> _Aim of the task_:
Leave the pictures out and quote every line from the start of the listing to the line with "from bokeh.resources import INLINE", inclusive.

-- BEGIN Material --

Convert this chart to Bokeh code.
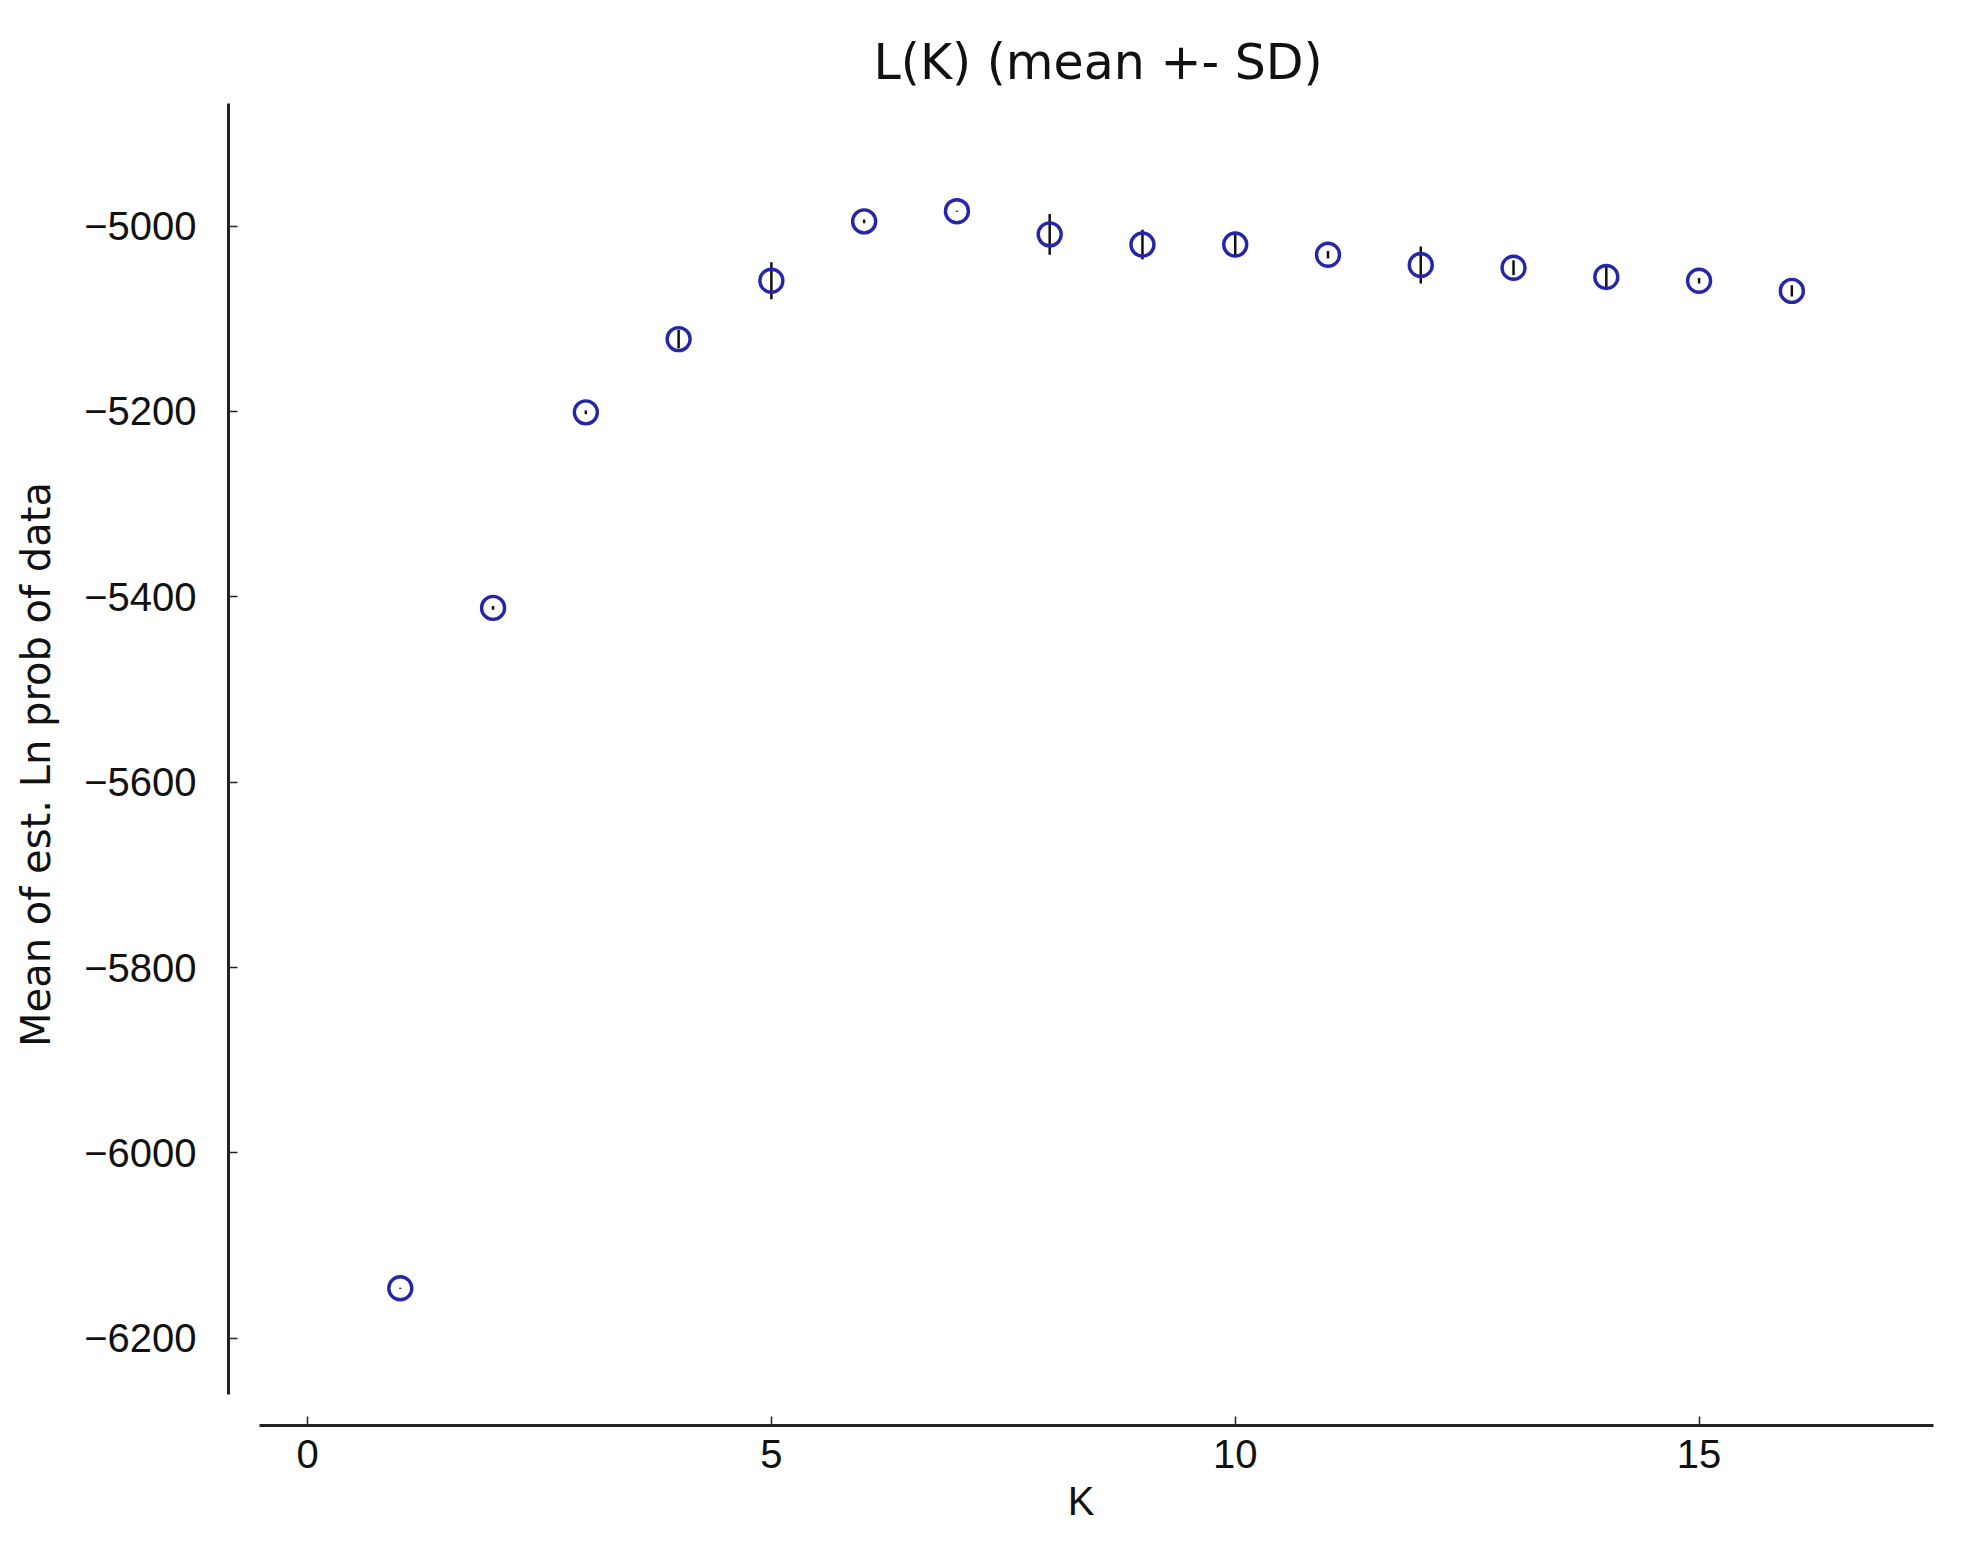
from bokeh.plotting import figure
from bokeh.models import Range1d, FixedTicker, CustomJSTickFormatter, ColumnDataSource
from bokeh.embed import file_html
from bokeh.resources import INLINE

# ---- data ----
K = [1, 2, 3, 4, 5, 6, 7, 8, 9, 10, 11, 12, 13, 14, 15, 16]
mean_lnp = [-6146, -5412, -5201, -5122, -5059, -4995, -4984, -5009,
            -5020, -5020, -5031, -5042, -5045, -5055, -5059, -5070]
sd_lnp = [0.5, 2, 2, 10, 20, 2, 0.5, 22, 16, 12, 4, 20, 8, 11, 3, 6]
x_ticks = [0, 5, 10, 15]
y_ticks = [-6200, -6000, -5800, -5600, -5400, -5200, -5000]

title_text = "L(K) (mean +- SD)"
x_label = "K"
y_label = "Mean of est. Ln prob of data"

src = ColumnDataSource(dict(
    k=K, m=mean_lnp,
    lo=[m - s for m, s in zip(mean_lnp, sd_lnp)],
    hi=[m + s for m, s in zip(mean_lnp, sd_lnp)],
))

p = figure(width=1948, height=1545, output_backend="svg", toolbar_location=None,
           x_range=Range1d(-0.852, 17.527), y_range=Range1d(-6294.1, -4867.8),
           min_border_left=228, min_border_right=15, min_border_top=103,
           min_border_bottom=120, title=title_text)

p.background_fill_color = "white"
p.border_fill_color = "white"
p.outline_line_color = None
p.xgrid.grid_line_color = None
p.ygrid.grid_line_color = None

p.title.text_font = "DejaVu Sans"
p.title.text_font_size = "49px"
p.title.text_font_style = "normal"
p.title.align = "left"
p.title.offset = 645
p.title.text_color = "#111111"
p.title.standoff = 26

p.segment(x0="k", y0="lo", x1="k", y1="hi", source=src,
          line_color="#111111", line_width=2.5)
p.scatter(x="k", y="m", source=src, marker="circle", size=23,
          fill_color=None, line_color="#2626a8", line_width=3.4)

for ax in (p.xaxis[0], p.yaxis[0]):
    ax.axis_line_width = 3
    ax.axis_line_color = "#222222"
    ax.major_tick_line_color = "#222222"
    ax.major_tick_line_width = 1.5
    ax.major_tick_in = 9
    ax.major_tick_out = 0
    ax.minor_tick_line_color = None
    ax.major_label_text_font = "Liberation Sans"
    ax.major_label_text_font_size = "40px"
    ax.major_label_text_color = "#111111"
    ax.axis_label_text_font_style = "normal"
    ax.axis_label_text_color = "#111111"

p.xaxis.axis_label_text_font = "Liberation Sans"
p.xaxis.axis_label_text_font_size = "40px"
p.yaxis.axis_label_text_font = "DejaVu Sans"
p.yaxis.axis_label_text_font_size = "40px"

p.xaxis.ticker = FixedTicker(ticks=x_ticks)
p.yaxis.ticker = FixedTicker(ticks=y_ticks)
p.yaxis.formatter = CustomJSTickFormatter(
    code="return tick < 0 ? '\\u2212' + (-tick) : '' + tick;")
p.xaxis.bounds = (-0.514, 17.53)
p.yaxis.bounds = (-6261, -4867.8)
p.xaxis.axis_label = x_label
p.yaxis.axis_label = y_label
p.xaxis.major_label_standoff = 14
p.yaxis.major_label_standoff = 32
p.xaxis.axis_label_standoff = 8
p.yaxis.axis_label_standoff = 22

open("out.html", "w").write(file_html(p, INLINE))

-- END Material --

> _Correct result_:
Convert this chart to Bokeh code.
from bokeh.plotting import figure
from bokeh.models import Range1d, FixedTicker, CustomJSTickFormatter, ColumnDataSource
from bokeh.embed import file_html
from bokeh.resources import INLINE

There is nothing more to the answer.